Peru's Investigators Close in on Fugitive Spy Chief

Peru said on Monday that its fugitive former spy chief, Vladimiro Montesinos, was alive and that investigators were closing in on him.

"We have information that he is alive, I cannot say in what condition or where, but we are getting closer," interim Interior Minister Antonio Ketin Vidal told a news conference after rumours swirled that the man who plunged Peru into months of political crisis last year was dead or captured.

Ketin Vidal's comments came after a weekend dash to Venezuela for talks with his counterpart as the hunt for Latin America's most wanted man focused on Venezuela's countryside.

After months of flatly denying reports that Montesinos was ever in the country, Venezuelan authorities now say they are co-operating closely with Peru to try to clear up the mystery and that they will send the fugitive home if they catch him.

"Mr.

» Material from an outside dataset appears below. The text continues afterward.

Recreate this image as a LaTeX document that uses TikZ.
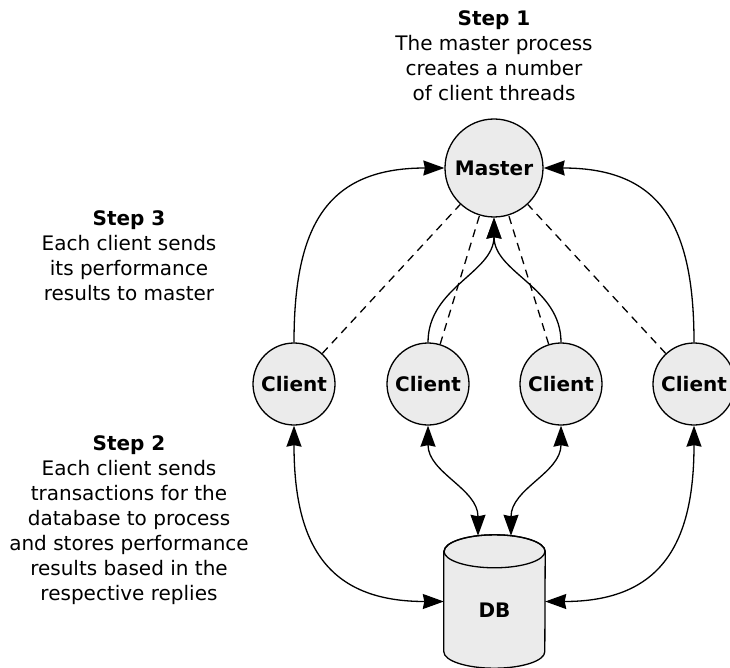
\documentclass[tikz,border=0pt]{standalone}
\usepackage{fontspec}
\setmainfont{DejaVu Sans}
\usetikzlibrary{arrows.meta,calc}
\definecolor{boxgray}{RGB}{235,235,235}
\tikzset{
  txt/.style={font=\fontsize{20}{25}\selectfont,align=center,inner sep=0pt,anchor=north},
  proc/.style={circle,draw,line width=1.3pt,fill=boxgray,inner sep=0pt,
    font=\fontsize{20}{25}\selectfont\bfseries},
  master/.style={proc,minimum size=98pt},
  client/.style={proc,minimum size=82pt},
  tip/.tip={Stealth[length=21pt,width=15pt,inset=1.5pt]},
  link/.style={line width=1.3pt,-tip},
  duplex/.style={line width=1.3pt,tip-tip},
  report/.style={line width=1.3pt,dash pattern=on 8pt off 6pt}
}
\begin{document}
\begin{tikzpicture}[x=1pt,y=-1pt]
\useasboundingbox (0,0) rectangle (730,668);

% captions
\node[txt] (step1) at (494,10) {\textbf{Step 1}\\The master process\\creates a number\\of client threads};
\node[txt] (step3) at (129,210) {\textbf{Step 3}\\Each client sends\\its performance\\results to master};
\node[txt] (step2) at (129,435) {\textbf{Step 2}\\Each client sends\\transactions for the\\database to process\\and stores performance\\results based in the\\respective replies};

% processes
\node[master] (m) at (494,168) {Master};
\node[client] (c1) at (294,384) {Client};
\node[client] (c2) at (428,384) {Client};
\node[client] (c3) at (561,384) {Client};
\node[client] (c4) at (694,384) {Client};

% database cylinder: body box, outline and label
\node[minimum width=101pt,minimum height=133pt,inner sep=0pt] (db) at (494.5,601.5) {};
\filldraw[line width=1.3pt,fill=boxgray]
  ($(db.north west)+(0,16.5)$) -- ($(db.south west)+(0,-16.5)$)
  arc[start angle=180,end angle=0,x radius=50.5,y radius=16.5]
  -- ($(db.north east)+(0,16.5)$)
  arc[start angle=0,end angle=-180,x radius=50.5,y radius=16.5] -- cycle;
\draw[line width=1.3pt] ($(db.north)+(0,16.5)$) ellipse[x radius=50.5,y radius=16.5];
\node[font=\fontsize{20}{25}\selectfont\bfseries,inner sep=0pt] (dblabel) at (494.5,610) {DB};

\coordinate (dbL) at ($(db.north)+(-16.5,1)$);
\coordinate (dbR) at ($(db.north)+(16.5,1)$);

% clients report results to the master
\draw[report] (c1) -- (m);
\draw[report] (c2) -- (m);
\draw[report] (c3) -- (m);
\draw[report] (c4) -- (m);

% master creates the client threads
\draw[link] (c1.north) to[out=90,in=180,looseness=1.3] (m.west);
\draw[link] (c4.north) to[out=90,in=0,looseness=1.3] (m.east);
\draw[link] (c2.north) to[out=90,in=-90] (m.south);
\draw[link] (c3.north) to[out=90,in=-90] (m.south);

% transactions between clients and database
\draw[duplex] (c1.south) to[out=-90,in=180,looseness=1.3] (db.west);
\draw[duplex] (c4.south) to[out=-90,in=0,looseness=1.3] (db.east);
\draw[duplex] (c2.south) to[out=-90,in=90] (dbL);
\draw[duplex] (c3.south) to[out=-90,in=90] (dbR);
\end{tikzpicture}
\end{document}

Montesinos could be in Venezuela on the run from Peruvian justice," Venezuela's security vice minister, General Francisco Belisario, told a news conference earlier.

Ketin Vidal, who became a hero after catching the head of Peru's Shining Path rebel group in 1992, said Montesinos had been seen at a luxury ecotourism hotel in Cojedes state, southwest of Caracas.

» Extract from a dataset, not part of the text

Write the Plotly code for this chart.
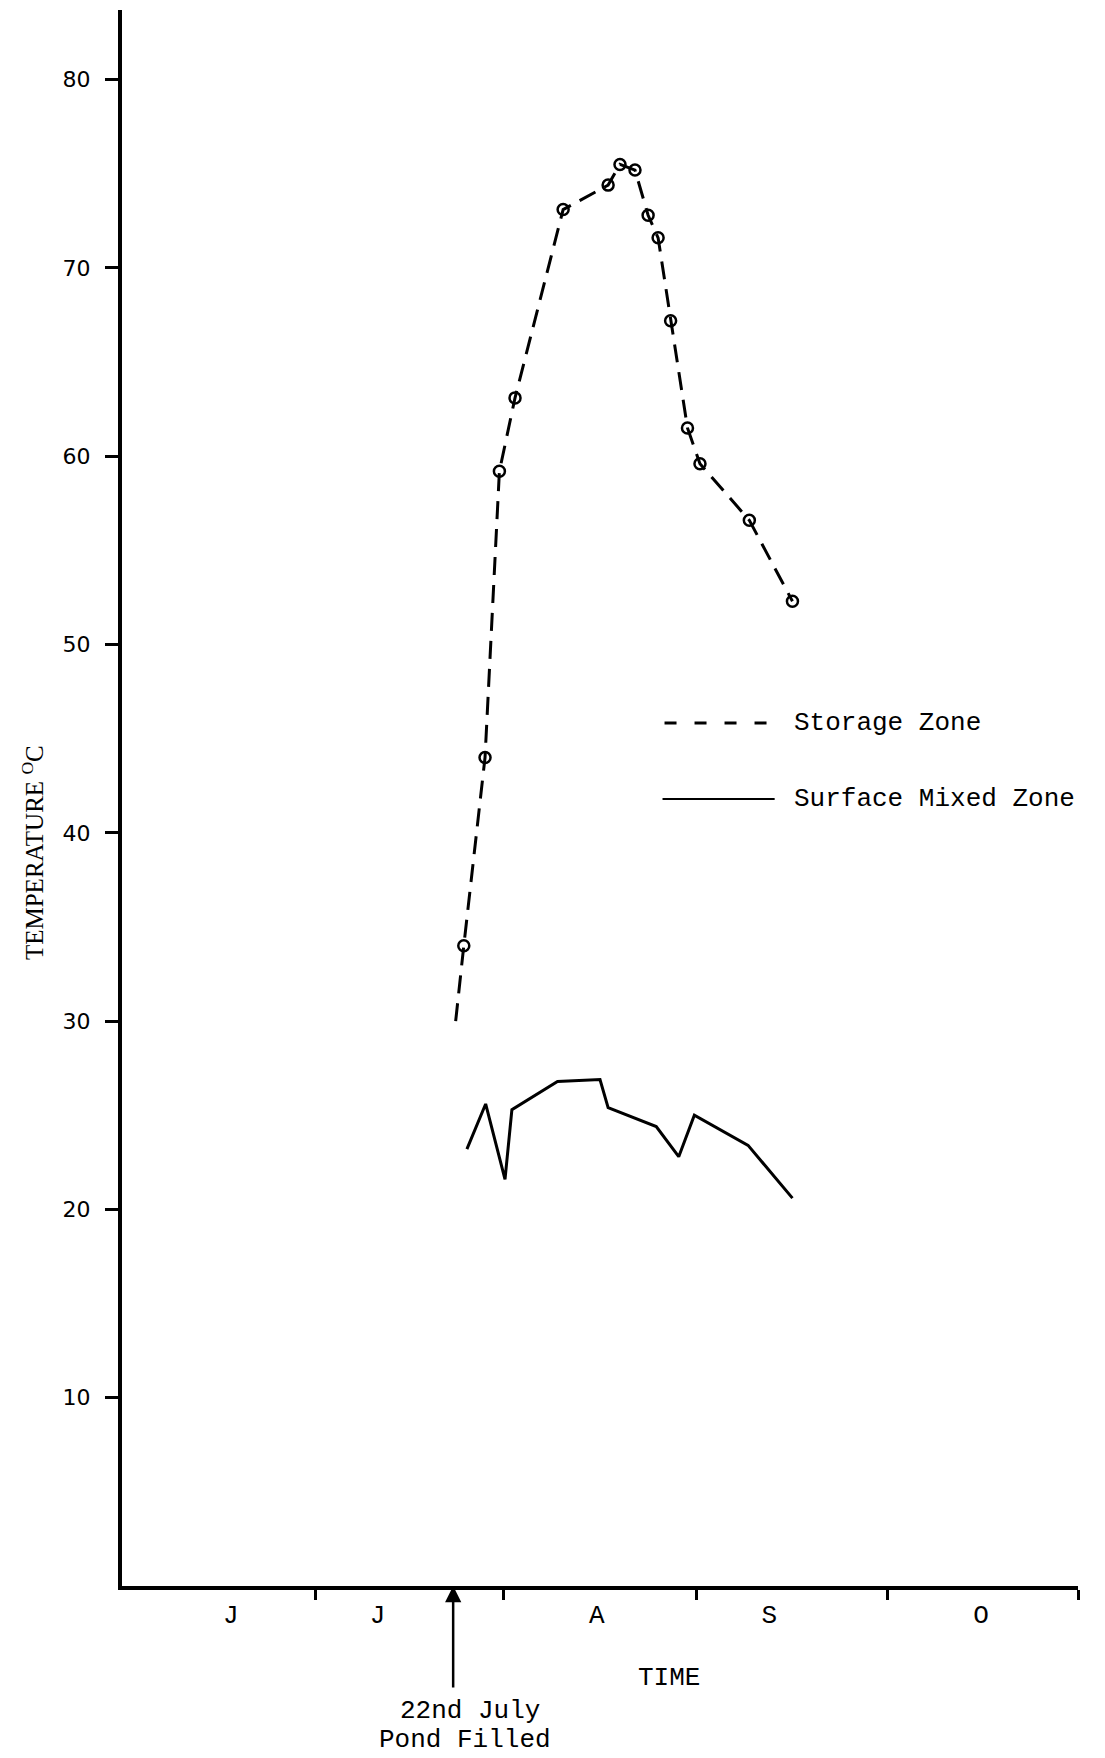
import plotly.graph_objects as go

# ---- data (x = days after 1 June, y = temperature degC) ----
storage_day = [53.4, 54.7, 58.1, 60.4, 62.9, 70.6, 77.8, 79.7, 82.1, 84.2, 85.8, 87.8, 90.5, 92.5, 100.4, 107.3]
storage_temp = [30.0, 34.0, 44.0, 59.2, 63.1, 73.1, 74.4, 75.5, 75.2, 72.8, 71.6, 67.2, 61.5, 59.6, 56.6, 52.3]

surface_day = [55.2, 58.2, 61.3, 62.4, 69.7, 76.5, 77.8, 85.5, 89.1, 91.6, 100.2, 107.3]
surface_temp = [23.2, 25.6, 21.6, 25.3, 26.8, 26.9, 25.4, 24.4, 22.8, 25.0, 23.4, 20.6]

month_bounds = [31, 61, 92, 122.5, 153]
month_label_pos = [17.4, 40.9, 76.0, 103.6, 137.5]
month_labels = ["J", "J", "A", "S", "O"]
y_ticks = [10, 20, 30, 40, 50, 60, 70, 80]
fill_day = 53

MONO = "Liberation Mono, Courier New, monospace"

fig = go.Figure()
fig.add_trace(go.Scatter(
    x=storage_day, y=storage_temp, mode="lines", name="Storage Zone",
    line=dict(color="black", width=3, dash="18px,10px"), showlegend=False))
fig.add_trace(go.Scatter(
    x=storage_day[1:], y=storage_temp[1:], mode="markers", name="Storage Zone points",
    marker=dict(symbol="circle-open", size=11, color="black", line=dict(width=2.5, color="black")),
    showlegend=False))
fig.add_trace(go.Scatter(
    x=surface_day, y=surface_temp, mode="lines", name="Surface Mixed Zone",
    line=dict(color="black", width=3), showlegend=False))

fig.update_layout(
    width=1105, height=1758,
    margin=dict(l=114, r=35, t=2, b=180),
    paper_bgcolor="white", plot_bgcolor="white",
    xaxis=dict(
        range=[0, 153], showgrid=False, zeroline=False,
        showline=True, linewidth=4, linecolor="black",
        tickmode="array", tickvals=month_label_pos, ticktext=month_labels,
        ticks="", tickfont=dict(family=MONO, size=26, color="black"),
        ticklabelstandoff=2,
        minor=dict(tickmode="array", tickvals=month_bounds, ticks="outside",
                   ticklen=10, tickwidth=2.5, tickcolor="black", showgrid=False),
    ),
    yaxis=dict(
        range=[0, 83.7], showgrid=False, zeroline=False,
        showline=True, linewidth=4, linecolor="black",
        tickmode="array", tickvals=y_ticks,
        ticks="outside", ticklen=13, tickwidth=3, tickcolor="black",
        tickfont=dict(family="DejaVu Sans, sans-serif", size=22, color="black"),
        ticklabelstandoff=10,
    ),
    showlegend=False,
)

# legend drawn inside the plot
fig.add_shape(type="line", xref="paper", yref="paper", x0=0.5675, x1=0.6806, y0=0.5476, y1=0.5476,
              line=dict(color="black", width=3, dash="12px,18px"))
fig.add_shape(type="line", xref="paper", yref="paper", x0=0.5654, x1=0.6827, y0=0.4994, y1=0.4994,
              line=dict(color="black", width=2))
fig.add_annotation(text="Storage Zone", xref="paper", yref="paper", x=0.7005, y=0.5476,
                   xanchor="left", yanchor="middle", showarrow=False,
                   font=dict(family=MONO, size=26, color="black"))
fig.add_annotation(text="Surface Mixed Zone", xref="paper", yref="paper", x=0.7005, y=0.4994,
                   xanchor="left", yanchor="middle", showarrow=False,
                   font=dict(family=MONO, size=26, color="black"))

# axis titles
fig.add_annotation(text="TEMPERATURE <sup>O</sup>C", xref="paper", yref="paper", x=-0.0931, y=0.4657,
                   textangle=-90, xanchor="center", yanchor="middle", showarrow=False,
                   font=dict(family="Liberation Serif, Times New Roman, serif", size=25, color="black"))
fig.add_annotation(text="TIME", xref="paper", yref="paper", x=0.5722, y=-0.0584,
                   xanchor="center", yanchor="middle", showarrow=False,
                   font=dict(family=MONO, size=26, color="black"))

# pond filled arrow
fig.add_annotation(text="", x=fill_day, y=0, xref="x", yref="y", ax=0, ay=103,
                   showarrow=True, arrowhead=2, arrowsize=1.3, arrowwidth=2.5, arrowcolor="black")
fig.add_annotation(text="22nd July", xref="paper", yref="paper", x=0.364, y=-0.0793,
                   xanchor="center", yanchor="middle", showarrow=False,
                   font=dict(family=MONO, size=26, color="black"))
fig.add_annotation(text="Pond Filled", xref="paper", yref="paper", x=0.3588, y=-0.0977,
                   xanchor="center", yanchor="middle", showarrow=False,
                   font=dict(family=MONO, size=26, color="black"))

fig.write_html("out.html")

Peru has offered a US$5 million bounty for Montesinos, who is wanted on a string of charges ranging from money laundering to corruption to ordering torture and death squads.

"There is more than one person who has seen him and knows about his movements inside the estate and who have said they are sure that it's Vladimiro Montesinos," the minister said.

Venezuelan authorities had been searching the Cojedes area, Ketin Vidal said. "I had a phone conversation with (Interior Minister) Luis Miquilena this morning and I asked him about the result of the operation and he told me it was negative."

The whereabouts of the former spy chief, whose extensive corruption network is still rocking Peru after toppling former President Alberto Fujimori last November, has become a potentially damaging controversy for Venezuelan President Hugo Chavez.

The Venezuelan leader and his aides have faced an almost daily barrage of questions since Miquilena admitted earlier this month there was evidence the fugitive had been in Caracas in December for plastic surgery on his face - contradicting his predecessor Jose Vicente Rangel's assertion at the time that such suggestions were "magic realism."

Miquilena also indicated that local police might have helped him escape, which angered Peruvians.

For days, Venezuela's opposition-dominated newspapers have carried reports that Montesinos, who disappeared from Peru late last year on a trail believed to have also taken him to the Galapagos islands, Costa Rica and Aruba, was being protected by influential figures close to the Chavez government.